I pray that I can see it clearly when it's close at hand. That all the time spent getting myself together will have been some use in some way.

I wonder if love is growing me in its garden?? Please, can I bloom?

4 comments:

Anonymous said...

Hi Jule - Food for thought -I guess getting focused comes from passion; e.g., I find myself spending much time in the kitchen, creating new, maybe one-time-only, slightly different next time dishes, when there are plenty of other things I could or should be doing. But cooking for me is fun, creative, relaxing; I don't think about anything else (read that as problems) when I'm working with food. It was the same when I used to write courses/workshops - totally consuming. Bill spends lots of time in the yard/garden bc he loves it. Hard to be focused when there are lots of interests & explorations going on. I've also learned that focusing can take determination esp. when you have to do something that's boring, doesn't bring rewards (except that then it's DONE)or painful in some way.
P.S. Saw your dad today at their house -he looks good & was excited about his solo at tonight's concert- playing Aida in the balcony of the theater.
Love, Mamacheraunt

Anonymous said...

I will give my life to learning how to live.
When I have organized it all,
when I have finally found out how to keep my Clothes in order, when to Wash and when to Mend, how to control my Thoughts and Sexual Impulses, how to raise a Family, which Friends to get rid of and which to be loyal to, who is Phony and who is True, how to rein in Ambition, and how to be Thrifty -
when I have finally learned to be closer to the nude and secret silence,
will my life be over?

(August 1971)

jetblossom said...

If I have some higher calling guiding me through the days, naturally, the choices to make every day will be very clear. Whatever leads towards finishing the 'objective' of the calling would take priority. Without that calling, or passion, or devotion, or whatever you want to call it, everyday choices seem to me, to some extent, meaningless, random.

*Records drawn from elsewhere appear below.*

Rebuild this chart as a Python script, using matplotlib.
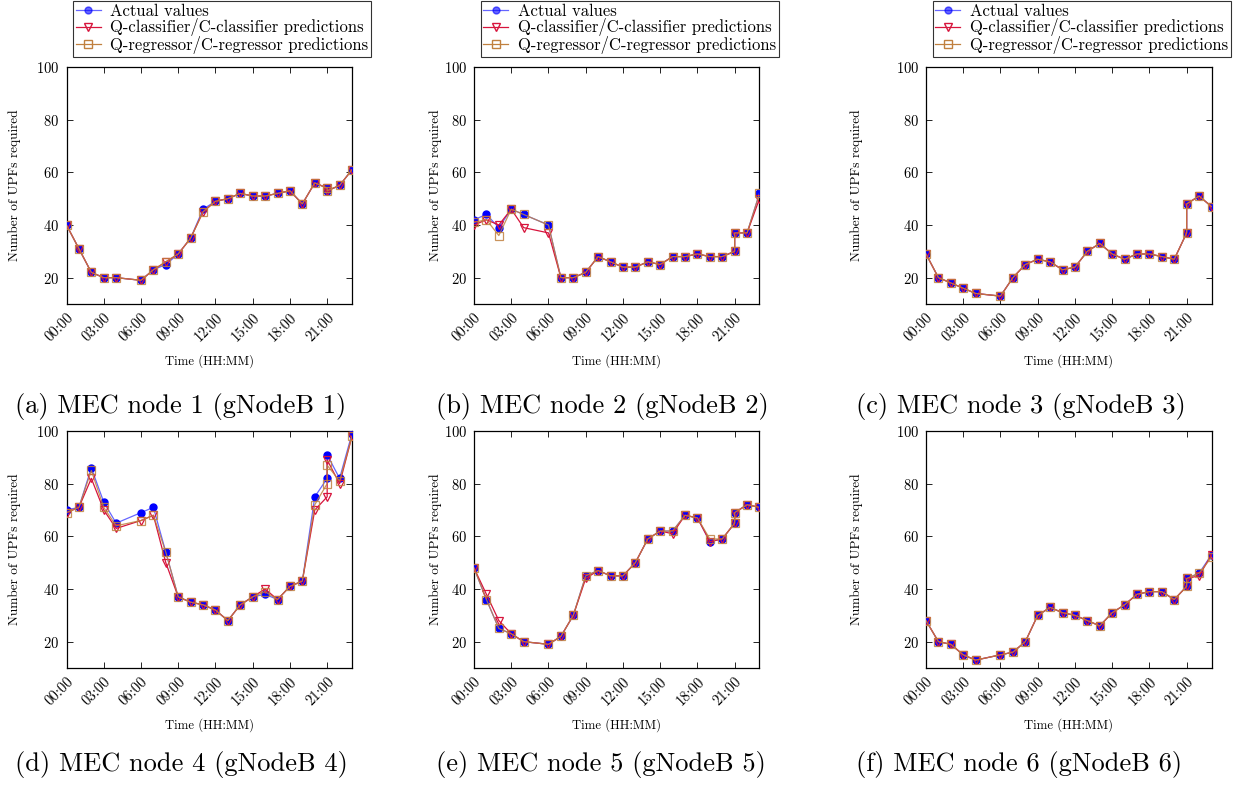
import matplotlib
matplotlib.use('Agg')
import matplotlib.pyplot as plt
from matplotlib.lines import Line2D

plt.rcParams['font.family'] = 'serif'
plt.rcParams['font.serif'] = ['cmr10', 'DejaVu Serif']
plt.rcParams['axes.unicode_minus'] = False
plt.rcParams['axes.formatter.use_mathtext'] = True

# hours of the 24 samples (no 05:00 sample, two samples at 21:00)
hours = [0, 1, 2, 3, 4, 6, 7, 8, 9, 10, 11, 12, 13, 14, 15, 16, 17, 18, 19, 20, 21, 21, 22, 23]
tick_hours = [0, 3, 6, 9, 12, 15, 18, 21]
tick_labels = ['00:00', '03:00', '06:00', '09:00', '12:00', '15:00', '18:00', '21:00']

actual_a = [40, 31, 22, 20, 20, 19, 23, 25, 29, 35, 46, 49, 50, 52, 51, 51, 52, 53, 48, 56, 54, 53, 55, 61]
clf_a = [40, 31, 22, 20, 20, 19, 23, 26, 29, 35, 45, 49, 50, 52, 51, 51, 52, 53, 48, 56, 54, 53, 55, 61]
reg_a = [40, 31, 22, 20, 20, 19, 23, 26, 29, 35, 45, 49, 50, 52, 51, 51, 52, 53, 48, 56, 54, 53, 55, 61]

actual_b = [42, 44, 39, 46, 44, 40, 20, 20, 22, 28, 26, 24, 24, 26, 25, 28, 28, 29, 28, 28, 30, 37, 37, 52]
clf_b = [40, 42, 40, 46, 39, 37, 20, 20, 22, 28, 26, 24, 24, 26, 25, 28, 28, 29, 28, 28, 30, 37, 37, 50]
reg_b = [41, 42, 36, 46, 44, 40, 20, 20, 22, 28, 26, 24, 24, 26, 25, 28, 28, 29, 28, 28, 30, 37, 37, 52]

actual_c = [29, 20, 18, 16, 14, 13, 20, 25, 27, 26, 23, 24, 30, 33, 29, 27, 29, 29, 28, 27, 37, 48, 51, 47]
clf_c = [29, 20, 18, 16, 14, 13, 20, 25, 27, 26, 23, 24, 30, 33, 29, 27, 29, 29, 28, 27, 37, 48, 51, 47]
reg_c = [29, 20, 18, 16, 14, 13, 20, 25, 27, 26, 23, 24, 30, 33, 29, 27, 29, 29, 28, 27, 37, 48, 51, 47]

actual_d = [70, 71, 86, 73, 65, 69, 71, 54, 37, 35, 34, 32, 28, 34, 37, 38, 36, 41, 43, 75, 82, 91, 82, 99]
clf_d = [69, 71, 82, 70, 63, 66, 68, 50, 37, 35, 34, 32, 28, 34, 37, 40, 36, 41, 43, 70, 75, 89, 80, 98]
reg_d = [69, 71, 85, 71, 64, 66, 68, 54, 37, 35, 34, 32, 28, 34, 37, 39, 36, 41, 43, 72, 80, 87, 81, 98]

actual_e = [48, 36, 25, 23, 20, 19, 22, 30, 45, 47, 45, 45, 50, 59, 62, 62, 68, 67, 58, 59, 65, 69, 72, 71]
clf_e = [48, 38, 28, 23, 20, 19, 22, 30, 44, 47, 45, 45, 50, 59, 62, 61, 68, 67, 58, 59, 65, 69, 72, 71]
reg_e = [48, 36, 25, 23, 20, 19, 22, 30, 45, 47, 45, 45, 50, 59, 62, 62, 68, 67, 59, 59, 65, 69, 72, 71]

actual_f = [28, 20, 19, 15, 13, 15, 16, 20, 30, 33, 31, 30, 28, 26, 31, 34, 38, 39, 39, 36, 41, 44, 46, 53]
clf_f = [28, 20, 19, 15, 13, 15, 16, 20, 30, 33, 31, 30, 28, 26, 31, 34, 38, 39, 39, 36, 41, 44, 45, 53]
reg_f = [28, 20, 19, 15, 13, 15, 16, 20, 30, 33, 31, 30, 28, 26, 31, 34, 38, 39, 39, 36, 41, 44, 46, 52]

captions = ['(a) MEC node 1 (gNodeB 1)', '(b) MEC node 2 (gNodeB 2)', '(c) MEC node 3 (gNodeB 3)',
            '(d) MEC node 4 (gNodeB 4)', '(e) MEC node 5 (gNodeB 5)', '(f) MEC node 6 (gNodeB 6)']
series = [(actual_a, clf_a, reg_a), (actual_b, clf_b, reg_b), (actual_c, clf_c, reg_c),
          (actual_d, clf_d, reg_d), (actual_e, clf_e, reg_e), (actual_f, clf_f, reg_f)]

BLUE = '#0000ff'
RED = '#d7143c'
BROWN = '#c0803f'

W, H = 1250, 787
fig = plt.figure(figsize=(W / 100, H / 100), dpi=100)

lefts = [66.5, 474, 926]
tops = [67, 431]
ylab_x = [15, 436, 857]
cap_x = [15, 436, 856]
cap_y = [407, 765]

for i, (act, clf, reg) in enumerate(series):
    row, col = divmod(i, 3)
    left, top = lefts[col], tops[row]
    ax = fig.add_axes([left / W, 1 - (top + 237) / H, 285.5 / W, 237 / H])

    ax.plot(hours, act, color=BLUE, lw=0.9, alpha=0.6, zorder=2)
    ax.plot(hours, act, ls='none', marker='o', ms=5, color=BLUE, zorder=3)
    ax.plot(hours, clf, color=RED, lw=0.9, marker='v', ms=5.5, mfc='none', mec=RED, mew=0.9, zorder=4)
    ax.plot(hours, reg, color=BROWN, lw=0.9, alpha=0.85, marker='s', ms=6, mfc='none', mec=BROWN, mew=0.9, zorder=5)

    ax.set_xlim(0, 23)
    ax.set_ylim(10, 100)
    ax.set_xticks(tick_hours)
    ax.set_xticklabels(tick_labels, rotation=45, ha='right', rotation_mode='anchor')
    ax.set_yticks([20, 40, 60, 80, 100])
    ax.tick_params(direction='in', top=True, right=True, length=4, width=0.6, labelsize=10.5, pad=5)
    for s in ax.spines.values():
        s.set_linewidth(0.9)

    ax.set_xlabel('Time (HH:MM)', fontsize=9.2, labelpad=7)
    fig.text(ylab_x[col] / W, 1 - (top + 118) / H, 'Number of UPFs required', rotation=90,
             ha='center', va='center', fontsize=9.6)
    fig.text(cap_x[col] / W, 1 - cap_y[row] / H, captions[i], ha='left', va='center', fontsize=19)

    if row == 0:
        handles = [
            Line2D([], [], color=BLUE, lw=0.9, alpha=0.6, marker='o', ms=5, mfc=BLUE, mec=BLUE),
            Line2D([], [], color=RED, lw=0.9, marker='v', ms=5.5, mfc='none', mec=RED),
            Line2D([], [], color=BROWN, lw=0.9, marker='s', ms=6, mfc='none', mec=BROWN),
        ]
        labels = ['Actual values', 'Q-classifier/C-classifier predictions',
                  'Q-regressor/C-regressor predictions']
        leg = fig.legend(handles, labels, loc='upper left',
                         bbox_to_anchor=((left + 6.5) / W, 1 - 1.0 / H),
                         fontsize=12, frameon=True, fancybox=False, edgecolor='black',
                         handlelength=1.5, handletextpad=0.6, borderpad=0.15,
                         labelspacing=-0.02, borderaxespad=0)
        leg.get_frame().set_linewidth(0.8)

fig.savefig('out.png', dpi=100)
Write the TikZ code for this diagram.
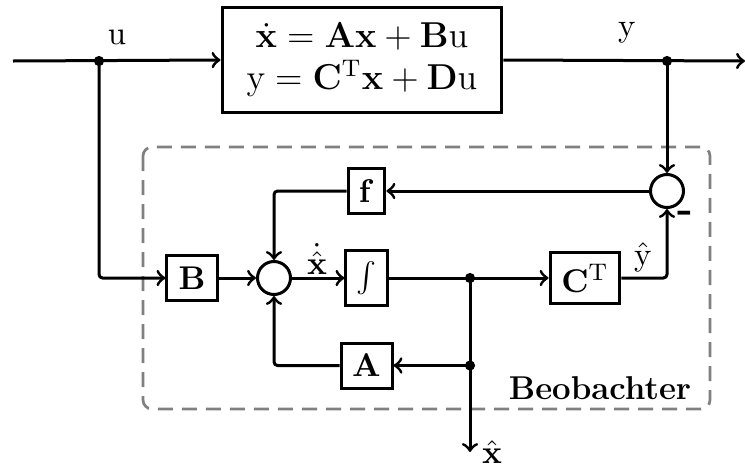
\documentclass[tikz,border=0pt]{standalone}
\begin{document}
\begin{tikzpicture}[x=0.3333pt,y=-0.3333pt, line width=1pt, >=to,
  every node/.style={font=\fontsize{11}{13}\selectfont},
  blk/.style={draw, line width=1pt, inner sep=0pt, fill=white},
  sumc/.style={draw, circle, inner sep=0pt, minimum size=11pt, line width=1pt},
  lbl/.style={inner sep=0pt},
  rc/.style={rounded corners=1.2pt}]
\useasboundingbox (0,0) rectangle (745,467);
% observer frame
\draw[gray, line width=0.9pt, dash pattern=on 5pt off 3pt, rounded corners=3pt] (143,147) rectangle (710,409);
\node[lbl, anchor=base] (beo) at (600,399) {\bfseries Beobachter};
% system
\node[blk, minimum width=93.3pt, minimum height=34.7pt, align=center,
  font=\fontsize{11.7}{14}\selectfont] (sys) at (362,60)
  {$\dot{\mathbf{x}}=\mathbf{A}\mathbf{x}+\mathbf{B}\mathrm{u}$\\
   $\mathrm{y}=\mathbf{C}^{\mathrm{T}}\mathbf{x}+\mathbf{D}\mathrm{u}$};
\coordinate (in) at (13,61);
\coordinate (ju) at (99,61);
\coordinate (jy) at (667,61);
\coordinate (out) at (745,61);
\node[lbl] (ulab) at (117,37) {$\mathrm{u}$};
\node[lbl] (ylab) at (627,33) {$\mathrm{y}$};
% blocks
\node[sumc] (s1) at (667,191) {};
\node[blk, minimum width=12.3pt, minimum height=14.7pt] (f) at (366.5,191) {$\mathbf{f}$};
\node[sumc] (s2) at (274,278) {};
\node[blk, minimum width=16.7pt, minimum height=15pt] (B) at (192,278) {$\mathbf{B}$};
\node[blk, minimum width=13.7pt, minimum height=18.3pt] (int) at (366.5,278) {$\int$};
\node[blk, minimum width=23.3pt, minimum height=16.7pt] (C) at (585,278) {$\mathbf{C}^{\mathrm{T}}$};
\node[blk, minimum width=17pt, minimum height=15pt] (A) at (366.5,365.5) {$\mathbf{A}$};
\coordinate (jx1) at (470,278);
\coordinate (jx2) at (470,365.5);
\coordinate (xo) at (470,452);
% labels
\node[lbl] (xdl) at (317,259) {$\dot{\hat{\mathbf{x}}}$};
\node[lbl] (yhl) at (643,257) {$\hat{\mathrm{y}}$};
\node[lbl, font=\fontsize{14}{16}\selectfont] (minus) at (685,217) {\bfseries -};
\node[lbl] (xhl) at (492,452) {$\hat{\mathbf{x}}$};
% connectors
\draw[->] (in) -- (sys.west);
\draw[->] (sys.east) -- (out);
\draw[->, rc] (ju) |- (B.west);
\draw[->] (jy) -- (s1.north);
\draw[->] (s1.west) -- (f.east);
\draw[->, rc] (f.west) -| (s2.north);
\draw[->] (B.east) -- (s2.west);
\draw[->] (s2.east) -- (int.west);
\draw[->] (int.east) -- (C.west);
\draw[->, rc] (C.east) -| (s1.south);
\draw[->] (jx1) -- (xo);
\draw[->] (jx2) -- (A.east);
\draw[->, rc] (A.west) -| (s2.south);
% junction dots
\foreach \p in {ju,jy,jx1,jx2} \fill (\p) circle (1.7pt);
\end{tikzpicture}
\end{document}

However, once absorbed in the passion, (which is to say allowing a 'universal chaos' to coexist with 'universal order,' i.e. gardening when there are thousands of other things to be done) a kind of peace sets it. Do you feel that? What is it that allows us to focus amidst chaos?

Therefore, the mysterious last lines in Anonymous' post, 'the nude and secret silence...' Learning to organize existence into something where chaos seems orderly, but at the same time allowing the infinite unknown chaos does seem to me like an end to things. Actually, it also sounds an awful lot like 'mission accomplished.'

jetblossom said...

Hey,just offering an update to this post. I finally DID take my computer to the shop to get fixed. The estimate, however, turned out to be almost half of the cost of a new computer. So, I'm going to wait til I'm back in my own country and just buy a new one.
Anyone know something I can do with my 4 yr-old(semi-functioning) mac notebook besides trashing it?